It just keeps getting better...Since 1925
Meg Gosser (PC '08) on the history of EEE
Bold. Active. Intellegent. Joyful. The women of EEE have quite a presence on the OBU campus. Red is a color of boldness, celebration and joy. With a color like red it is hard not to be noticed by those around you. The EEEs have the longest running legacy active at Ouachita. The EEEs are women who are involved in every aspect campus life and in the surrounding community. They are athletes and academic scholars. They are beautiful women both in and out.
Coming to Ouachita is a long-standing tradition in my family.

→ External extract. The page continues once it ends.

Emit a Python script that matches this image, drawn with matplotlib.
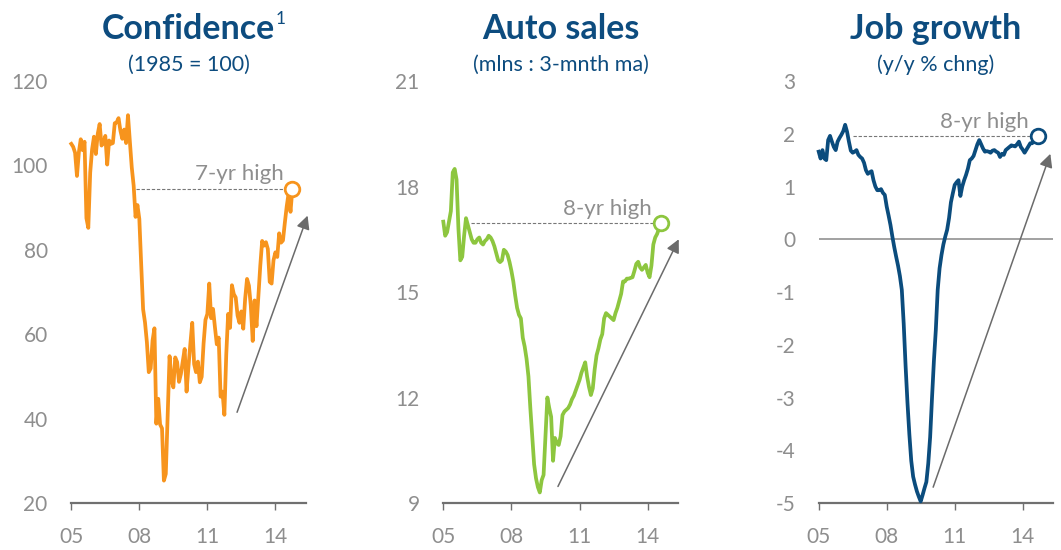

My grandparents, parents, aunts, uncles and cousins all came to Ouachita. In fact it’s a running joke in my family to say, “You can go to school anywhere you want, but we will only pay for Ouachita.” Being a woman of EEE is also a family tradition. I have 4 aunts that pledged EEE. Although Ouachita was a strong “suggestion” of where to go to school, pledging (or not) is a personal choice. When rushing it
was hard to pick what club to pledge because all of them where amazingly unique and all of them had outstanding women. Being a legacy is not about making the same choices as someone else, but it about having similar character traits. The character and values of EEE has withstood the test of time. Following in the footsteps of my aunts, and all the women before me, and joining such an amazing group of women has help me mature into a more confident woman. I am blessed to be a member of the oldest club still standing at Ouachita. It is a blessing to be a part of something greater than yourself. Our club is bigger than just my pledge class, its bigger than all three of our classes at Ouachita, the EEEs are a collective group of 85 different pledge classes composed of 1104 different women.
The EEEs were founded in 1925 by eight beautifully strong and independent women. We still have one of our charter pledges living and active. Miss.Hazel loves to come back every year for homecoming, still wearing her bright red suit. She brings her yearbook and shares stories of her friends. Although her memory is at times failing, she still feels pride in putting on her red suit and celebrating with the women of EEE. The EEEs were started by a group of eight friends who lived in Cone Bottoms and every Sunday night they would share goodies that had been sent from home. When
deciding on a name for their group they came up with a special tradition, the meaning of EEE would only be known to the women who pledged. They founded this new club based upon the high values that the charter members held so dear: to be broad-minded and high-idealed. Although the faces of the girls have changed the face of the club has not. This is a club that truly proves that after 85 years…” it just keeps getting better.”